*INFORMATION PROVIDED*:
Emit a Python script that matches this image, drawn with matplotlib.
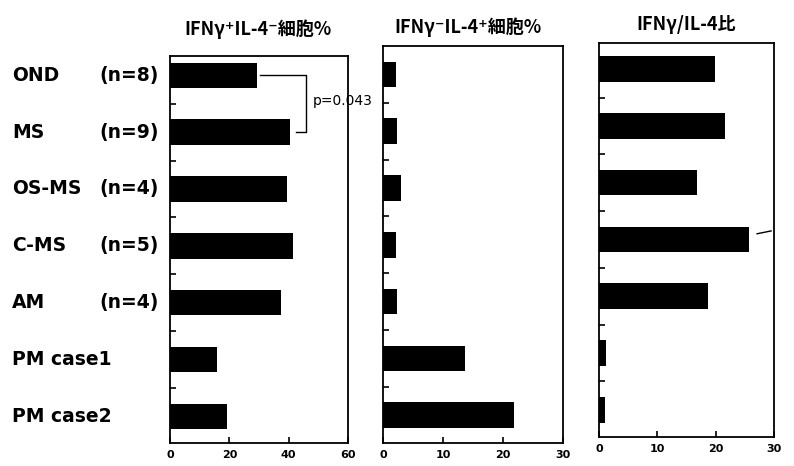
import matplotlib
matplotlib.use("Agg")
import matplotlib.pyplot as plt
from matplotlib.transforms import blended_transform_factory

plt.rcParams['font.family'] = ['Noto Sans CJK JP', 'DejaVu Sans']

# données
groups = ["OND", "MS", "OS-MS", "C-MS", "AM", "PM case1", "PM case2"]
n_labels = ["(n=8)", "(n=9)", "(n=4)", "(n=5)", "(n=4)", "", ""]
ifn_pos = [29.2, 40.4, 39.3, 41.5, 37.4, 15.9, 19.1]
il4_pos = [2.2, 2.4, 3.0, 2.1, 2.4, 13.7, 21.8]
ratio = [19.9, 21.6, 16.8, 25.7, 18.7, 1.2, 1.0]

titles = ["IFNγ⁺IL-4⁻細胞%", "IFNγ⁻IL-4⁺細胞%", "IFNγ/IL-4比"]
xmax = [60, 30, 30]
xticks = [[0, 20, 40, 60], [0, 10, 20, 30], [0, 10, 20, 30]]

fig = plt.figure(figsize=(7.94, 4.66), dpi=100)

# positions des panneaux (pixels -> fraction)
W, H = 794, 466
boxes = [(170, 348, 56, 443), (383, 563, 46, 443), (599, 774, 43, 437)]
ytops = [-0.34, -0.50, -0.46]
ybots = [6.47, 6.49, 6.48]
title_x = [258, 468, 686]
title_y = [29, 27, 25]

axes = []
for i, vals in enumerate([ifn_pos, il4_pos, ratio]):
    l, r, t, b = boxes[i]
    ax = fig.add_axes([l / W, 1 - b / H, (r - l) / W, (b - t) / H])
    ax.barh(range(len(groups)), vals, height=0.45, color='black')
    ax.set_xlim(0, xmax[i])
    ax.set_ylim(ybots[i], ytops[i])
    ax.set_yticks([k + 0.5 for k in range(len(groups) - 1)])
    ax.set_yticklabels([])
    ax.tick_params(axis='y', direction='in', length=4, width=1.2, left=True, right=False)
    ax.set_xticks(xticks[i])
    ax.set_xticklabels([str(v) for v in xticks[i]], fontsize=8, fontweight='bold',
                       family=['DejaVu Sans'])
    ax.tick_params(axis='x', direction='in', length=4, width=1.2, pad=5)
    for s in ax.spines.values():
        s.set_linewidth(1.3)
    fig.text(title_x[i] / W, 1 - title_y[i] / H, titles[i], ha='center', va='center',
             fontsize=13, fontweight='bold')
    axes.append(ax)

ax1 = axes[0]

# libellés des groupes
tr = blended_transform_factory(fig.transFigure, ax1.transData)
for k, g in enumerate(groups):
    ax1.text(12 / W, k, g, transform=tr, ha='left', va='center', fontsize=13.5,
             fontweight='bold', family=['DejaVu Sans'])
    if n_labels[k]:
        ax1.text(99 / W, k, n_labels[k], transform=tr, ha='left', va='center', fontsize=13.5,
                 fontweight='bold', family=['DejaVu Sans'])

# crochet p-value
ax1.plot([30.3, 45.8, 45.8, 42.4], [0, 0, 1, 1], color='black', lw=1, clip_on=False)
ax1.text(48.1, 0.45, "p=0.043", ha='left', va='center', fontsize=10, clip_on=False,
         family=['DejaVu Sans'])

# petit trait dans le panneau 3
axes[2].plot([27.1, 29.5], [2.9, 2.85], color='black', lw=1)

fig.savefig("out.png", dpi=100)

*GIVEN INSTRUCTION*: From the material above, reproduce everything verbatim except the pictures.

*WRITTEN RESPONSE*:
Emit a Python script that matches this image, drawn with matplotlib.
import matplotlib
matplotlib.use("Agg")
import matplotlib.pyplot as plt
from matplotlib.transforms import blended_transform_factory

plt.rcParams['font.family'] = ['Noto Sans CJK JP', 'DejaVu Sans']

# données
groups = ["OND", "MS", "OS-MS", "C-MS", "AM", "PM case1", "PM case2"]
n_labels = ["(n=8)", "(n=9)", "(n=4)", "(n=5)", "(n=4)", "", ""]
ifn_pos = [29.2, 40.4, 39.3, 41.5, 37.4, 15.9, 19.1]
il4_pos = [2.2, 2.4, 3.0, 2.1, 2.4, 13.7, 21.8]
ratio = [19.9, 21.6, 16.8, 25.7, 18.7, 1.2, 1.0]

titles = ["IFNγ⁺IL-4⁻細胞%", "IFNγ⁻IL-4⁺細胞%", "IFNγ/IL-4比"]
xmax = [60, 30, 30]
xticks = [[0, 20, 40, 60], [0, 10, 20, 30], [0, 10, 20, 30]]

fig = plt.figure(figsize=(7.94, 4.66), dpi=100)

# positions des panneaux (pixels -> fraction)
W, H = 794, 466
boxes = [(170, 348, 56, 443), (383, 563, 46, 443), (599, 774, 43, 437)]
ytops = [-0.34, -0.50, -0.46]
ybots = [6.47, 6.49, 6.48]
title_x = [258, 468, 686]
title_y = [29, 27, 25]

axes = []
for i, vals in enumerate([ifn_pos, il4_pos, ratio]):
    l, r, t, b = boxes[i]
    ax = fig.add_axes([l / W, 1 - b / H, (r - l) / W, (b - t) / H])
    ax.barh(range(len(groups)), vals, height=0.45, color='black')
    ax.set_xlim(0, xmax[i])
    ax.set_ylim(ybots[i], ytops[i])
    ax.set_yticks([k + 0.5 for k in range(len(groups) - 1)])
    ax.set_yticklabels([])
    ax.tick_params(axis='y', direction='in', length=4, width=1.2, left=True, right=False)
    ax.set_xticks(xticks[i])
    ax.set_xticklabels([str(v) for v in xticks[i]], fontsize=8, fontweight='bold',
                       family=['DejaVu Sans'])
    ax.tick_params(axis='x', direction='in', length=4, width=1.2, pad=5)
    for s in ax.spines.values():
        s.set_linewidth(1.3)
    fig.text(title_x[i] / W, 1 - title_y[i] / H, titles[i], ha='center', va='center',
             fontsize=13, fontweight='bold')
    axes.append(ax)

ax1 = axes[0]

# libellés des groupes
tr = blended_transform_factory(fig.transFigure, ax1.transData)
for k, g in enumerate(groups):
    ax1.text(12 / W, k, g, transform=tr, ha='left', va='center', fontsize=13.5,
             fontweight='bold', family=['DejaVu Sans'])
    if n_labels[k]:
        ax1.text(99 / W, k, n_labels[k], transform=tr, ha='left', va='center', fontsize=13.5,
                 fontweight='bold', family=['DejaVu Sans'])

# crochet p-value
ax1.plot([30.3, 45.8, 45.8, 42.4], [0, 0, 1, 1], color='black', lw=1, clip_on=False)
ax1.text(48.1, 0.45, "p=0.043", ha='left', va='center', fontsize=10, clip_on=False,
         family=['DejaVu Sans'])

# petit trait dans le panneau 3
axes[2].plot([27.1, 29.5], [2.9, 2.85], color='black', lw=1)

fig.savefig("out.png", dpi=100)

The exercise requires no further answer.